Ballonverhalen
De tijd vliegt 2

De tijd vliegt 2

Nadat de Fransen in 1783 de lucht in waren gegaan, waren dit gebeurtenissen van de eerste orde voor tijdgenoten. Alom sprak men van experimenten, ontplofbaar gas, atmosferische druk en eindeloze reizen. Voor de filosofen, de verlichte denkers en de in de wetenschap geïnteresseerde burger vormde de ballon het symbool van de vooruitgang. Het koningshuis en de aristocratie stimuleerden de ballonvaart.

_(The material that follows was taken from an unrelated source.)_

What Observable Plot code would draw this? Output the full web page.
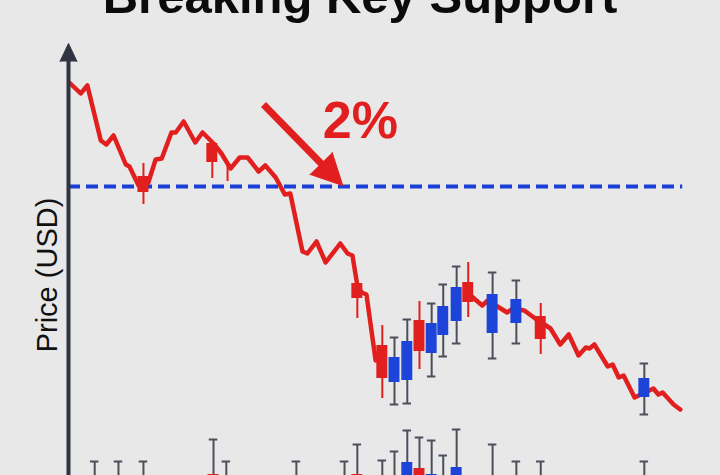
<!DOCTYPE html>
<html>
<head>
<meta charset="utf-8">
<script src="https://cdn.jsdelivr.net/npm/d3@7"></script>
<script src="https://cdn.jsdelivr.net/npm/@observablehq/plot@0.6"></script>
<style>
html, body { margin: 0; padding: 0; background: #e8e8e8; overflow: hidden; }
#wrap { position: relative; width: 720px; height: 475px; overflow: hidden; }
#title { position: absolute; left: 0; top: -28.5px; width: 720px; text-align: center;
  font: bold 49px "Liberation Sans", Arial, sans-serif; line-height: 49px; color: #0b0b0b; z-index: 2; }
#chart { position: absolute; left: 0; top: 0; }
</style>
</head>
<body>
<div id="wrap">
  <div id="title">Breaking Key Support</div>
  <div id="chart"></div>
</div>
<script>
// ---- data ----
const titleText = "Breaking Key Support";
const yLabel = "Price (USD)";
const breakLabel = "2%";
const supportLevel = 100;

// price line (day index, price) before the breakdown candles
const lineA_t = [0.3, 2.0, 3.1, 5.3, 6.2, 7.4, 9.4, 10.0, 11.5, 13.1, 14.3, 15.3, 16.9, 17.6, 18.9, 20.8, 22.0, 23.8, 25.1, 26.6, 28.1, 29.4, 31.2, 32.3, 34.0, 34.8, 35.5, 36.4, 38.4, 39.2, 40.7, 42.2, 44.6, 45.8, 46.6, 47.4, 48.1, 48.9, 50.4];
const lineA_p = [110.3, 109.3, 110.1, 104.6, 104.2, 105.1, 102.2, 102.0, 100.1, 100.4, 102.7, 102.8, 105.4, 105.4, 106.5, 104.4, 105.4, 104.3, 103.3, 101.8, 102.9, 102.9, 101.5, 102.1, 100.9, 100.0, 99.2, 99.3, 93.5, 93.3, 94.5, 92.4, 94.3, 93.3, 93.1, 90.1, 89.4, 89.2, 82.6];
// price line after the rebound
const lineB_t = [65.6, 67.9, 68.8, 72.0, 72.9, 74.8, 76.6, 79.1, 80.7, 82.1, 83.7, 84.9, 85.5, 86.3, 88.5, 89.3, 90.3, 91.1, 92.9, 96.0, 96.8, 97.5, 99.3, 100.4];
const lineB_p = [89.3, 88.1, 88.6, 87.4, 87.8, 87.6, 86.8, 85.8, 84.2, 85.2, 83.1, 83.9, 83.8, 84.2, 82.0, 82.2, 80.9, 81.1, 78.9, 79.8, 79.2, 79.4, 78.2, 77.7];

// candlesticks
const candleT     = [12.3, 23.6, 26.1, 47.4, 51.5, 53.5, 55.6, 57.6, 59.6, 61.5, 63.7, 65.6, 69.6, 73.5, 77.5, 94.5];
const candleOpen  = [101.0, 104.3, 102.1, 90.3, 84.1, 80.4, 80.6, 86.6, 83.3, 85.1, 86.5, 90.4, 85.3, 86.3, 87.0, 78.9];
const candleClose = [99.4, 102.4, 102.1, 88.8, 80.8, 82.9, 84.5, 83.5, 86.3, 88.0, 89.9, 88.4, 89.2, 88.7, 84.7, 80.8];
const candleHigh  = [102.3, 104.3, 102.3, 90.3, 86.1, 84.9, 86.7, 88.5, 88.3, 90.2, 92.0, 92.4, 91.4, 90.6, 88.3, 82.3];
const candleLow   = [98.2, 100.8, 100.5, 86.8, 78.8, 78.2, 78.3, 81.7, 81.0, 83.0, 84.3, 86.9, 82.8, 84.3, 83.2, 77.2];

// lower row of candles (cut off by the bottom edge)
const lowerT       = [4.3, 8.2, 12.3, 23.8, 25.9, 37.4, 45.3, 47.4, 51.5, 53.5, 55.6, 57.6, 59.6, 61.5, 63.7, 69.6, 73.5, 77.5, 94.5];
const lowerHigh    = [72.5, 72.5, 72.5, 74.7, 72.5, 72.5, 72.5, 74.2, 72.6, 73.5, 75.6, 74.9, 74.6, 73.1, 75.7, 74.2, 72.5, 72.5, 72.5];
const lowerBodyTop = [null, null, null, 71.2, null, null, null, 71.2, null, null, 72.4, 71.8, 71.2, null, 71.9, null, null, null, null];
const lowerUp      = [null, null, null, false, null, null, null, false, null, null, true, false, true, null, true, null, null, null, null];

// annotation arrow (from, to support)
const arrowFrom = {t: 32.0, p: 108.2};
const arrowTo   = {t: 45.0, p: 100.1};
const labelPos  = {t: 47.9, p: 104.9};

// ---- layout / style ----
const W = 720, H = 475, ML = 68, MR = 0;
const xDomain = [0, 107], yDomain = [71.1, 118.6];
const RED = "#e21f1f", BLUE = "#1c44d8", DASH = "#1b3fd4", GRAY = "#4a4f5a", AXIS = "#2f3440";
const FONT = "'Liberation Sans', Arial, Helvetica, sans-serif";

const lineData = [
  ...lineA_t.map((t, i) => ({t, p: lineA_p[i], seg: "a"})),
  ...lineB_t.map((t, i) => ({t, p: lineB_p[i], seg: "b"}))
];
const candles = candleT.map((t, i) => ({
  t, open: candleOpen[i], close: candleClose[i], high: candleHigh[i], low: candleLow[i],
  up: candleClose[i] > candleOpen[i]
}));
const upC = candles.filter(d => d.up), downC = candles.filter(d => !d.up);
const lower = lowerT.map((t, i) => ({t, high: lowerHigh[i], body: lowerBodyTop[i], up: lowerUp[i]}));
const lowerBodies = lower.filter(d => d.body != null);

const pxPerT = (W - ML - MR) / (xDomain[1] - xDomain[0]);
const pxPerP = H / (yDomain[1] - yDomain[0]);
const adx = (arrowTo.t - arrowFrom.t) * pxPerT;
const ady = (arrowFrom.p - arrowTo.p) * pxPerP; // screen down
const alen = Math.hypot(adx, ady);
const arrowAngle = Math.atan2(adx, -ady) * 180 / Math.PI;
const headLen = 31;
const f = 1 - 20 / alen;
const shaft = {
  t1: arrowFrom.t, p1: arrowFrom.p,
  t2: arrowFrom.t + f * (arrowTo.t - arrowFrom.t),
  p2: arrowFrom.p + f * (arrowTo.p - arrowFrom.p)
};
const axisTopP = yDomain[1] - 61 / pxPerP;
const halfW = 0.9, capW = 0.7;

const chart = Plot.plot({
  width: W, height: H,
  marginLeft: ML, marginRight: MR, marginTop: 0, marginBottom: 0,
  x: {domain: xDomain, axis: null},
  y: {domain: yDomain, axis: null},
  style: {background: "transparent", overflow: "hidden"},
  marks: [
    // support line
    Plot.ruleY([supportLevel], {x1: 0, x2: 100.8, stroke: DASH, strokeWidth: 4, strokeDasharray: "12,6"}),
    // price line
    Plot.line(lineData, {x: "t", y: "p", z: "seg", stroke: RED, strokeWidth: 4.5, strokeLinejoin: "round", strokeLinecap: "round"}),
    // lower row
    Plot.ruleX(lower, {x: "t", y1: yDomain[0], y2: "high", stroke: GRAY, strokeWidth: 2}),
    Plot.ruleY(lower, {y: "high", x1: d => d.t - capW, x2: d => d.t + capW, stroke: GRAY, strokeWidth: 2}),
    Plot.rect(lowerBodies, {x1: d => d.t - halfW, x2: d => d.t + halfW, y1: yDomain[0], y2: "body", fill: d => d.up ? BLUE : RED}),
    // candle wicks
    Plot.ruleX(downC, {x: "t", y1: "low", y2: "high", stroke: RED, strokeWidth: 2}),
    Plot.ruleX(upC, {x: "t", y1: "low", y2: "high", stroke: GRAY, strokeWidth: 2}),
    Plot.ruleY(upC, {y: "high", x1: d => d.t - capW, x2: d => d.t + capW, stroke: GRAY, strokeWidth: 2}),
    Plot.ruleY(upC, {y: "low", x1: d => d.t - capW, x2: d => d.t + capW, stroke: GRAY, strokeWidth: 2}),
    // candle bodies
    Plot.rect(downC, {x1: d => d.t - halfW, x2: d => d.t + halfW, y1: "open", y2: "close", fill: RED}),
    Plot.rect(upC, {x1: d => d.t - halfW, x2: d => d.t + halfW, y1: "open", y2: "close", fill: BLUE}),
    // y axis with arrowhead
    Plot.ruleX([0], {y1: yDomain[0], y2: axisTopP, stroke: AXIS, strokeWidth: 4}),
    Plot.vector([{t: 0, p: axisTopP}], {x: "t", y: "p", shape: "spike", length: 18, r: 8.5, rotate: 0, anchor: "start", fill: AXIS, stroke: AXIS, strokeWidth: 1}),
    // annotation arrow
    Plot.link([shaft], {x1: "t1", y1: "p1", x2: "t2", y2: "p2", stroke: RED, strokeWidth: 7, strokeLinecap: "butt"}),
    Plot.vector([arrowTo], {x: "t", y: "p", shape: "spike", length: headLen, r: 15.5, rotate: arrowAngle, anchor: "end", fill: RED, stroke: RED, strokeWidth: 1}),
    Plot.text([breakLabel], {x: labelPos.t, y: labelPos.p, text: d => d, fill: RED, fontSize: 52, fontWeight: "bold", fontFamily: FONT, lineAnchor: "bottom", textAnchor: "middle"}),
    // y label
    Plot.text([yLabel], {frameAnchor: "left", dx: -12, dy: 37, text: d => d, rotate: -90, fontSize: 29, fill: "#111", fontFamily: FONT, lineAnchor: "bottom", textAnchor: "middle"})
  ]
});
document.getElementById("chart").appendChild(chart);
document.getElementById("title").textContent = titleText;
</script>
</body>
</html>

In Engeland en Italie nam de belangstelling toe en ook naar Nederland waaide de nieuwe vinding over.
In Rotterdam steeg de eerste ballon op met Abraham Hopman, in zijn zelfgemaakte ballon vaarde hij in 1804 van Rotterdam naar Schiedam. De ballonvaart werd een rage en de ballonvorm dook op in de mode en werd een geliefd motief op porselein, meubelen, snuif -en tabaksdozen.

De ballonvaarders zelf werden idolen. Jean Pierre Blanchard zweefde in 1785 met een medepassagier naar Engeland en de oversteek slaagde op het nippertje, want met de krijtrotsen in zicht begon de ballon bedenkelijk te zakken. Slechts door allerlei ballast overboord te werpen en zich van hun kleren te ontdoen, slaagden de dappere luchtridders erin de overkant te halen. In de 19e eeuw was de ballon een onmisbare attractie bij kroningen, inwijdingen, openingen van officiele gebouwen.


Een jaarmarkt, een volksfeest was pas geslaagd als er een beroemde luchtheld optrad. Rondreizende ballonvaarders zoals Blanchard verdienden veel geld. Hun opstijgingen werden opgeluisterd door kanongebulder en muziek, het werd steeds uitbundiger en gewaagder. Ze lieten vuurwerk ontploffen, haalden acrobatische toeren uit, lieten zich aan een touw overboord vallen, gingen te paard de lucht in of wierpen vanuit hun mand katten of honden per parachute naar beneden. Ballonvaart was volksvermaak.


Ook militairen verwachtten veel van de ballon, al snel zagen Franse officieren hier mogelijkheden om vijandelijke troepenbewegingen te observeren. Het nuttig gebruik van ballonnen bleef over het algemeen beperkt. Enerzijds omdat een ballon moeilijk te sturen is, anderzijds omdat zijn hefvermogen gering is. 
Erasmus Darwin, de vader van Charles,meende al in 1791 dat deze gebreken opgeheven konden worden.
Of de ballon moest met een stoommachine worden voortbewogen, of er zou een nieuwe explosieve stof worden uitgevonden.


Dat zou volgens hem binnen 50 jaar het geval zijn. In 1852 ging een Fransman Giffard de lucht in met een ballon, uitgerust met een propellor die was aangedreven door een stoommachine. Die stoommachine is niets geworden maar met die explosieve stof kreeg Darwin gelijk, al zou het nog twee maal zo lang duren als hij had gedacht.